= Eddie Mae Steward =

American civil rights activist

Eddie Mae Steward (1938-2000) was an American civil rights leader in Florida. She was the plaintiff in a school desegregation lawsuit against the Duval County School Board, which continued for decades. She served as president of the Jacksonville branch of the NAACP from 1972 to 1978, and was president of the statewide organization from 1973 to 1974.

In 1971, Ms. Steward allowed her children Jerry, Ervin, Angela, Alta, Carla and Venetia to be used as the plaintiffs in a lawsuit against the Duval County School Board. The lawsuit Mims v. Duval County School System made her a household name throughout the city due to forced busing that occur as a result.

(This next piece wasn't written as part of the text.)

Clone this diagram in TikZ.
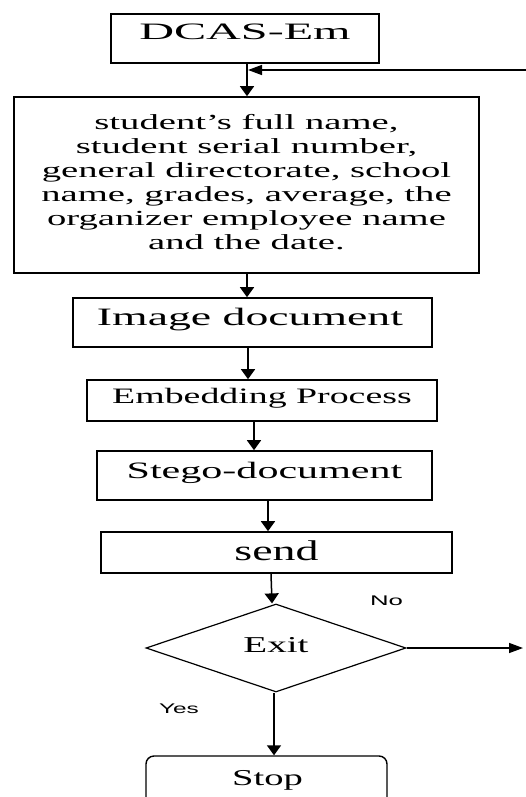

Ms. Steward served as president of the Jacksonville NAACP from 1972-1978. During her three terms, she fought against racial discrimination in the police, fire department and city government. She organized numerous demonstration and boycotts against racial profiling of blacks by police. Under her leadership, the membership was increased to over 2,500 members, which made it the largest NAACP branch in the Southeastern region.

After not seeking reelection to the NAACP post, she served as a member of the Florida State Housing Council and Florida State Biracial monitoring Committee.

Ms. Steward ran unsuccessfully for the Jacksonville City Council twice and Florida State Senate.

Ms. Steward died in 2000 and is interred at Edgewood Cemetery in Jacksonville. A post office has been named in her honor.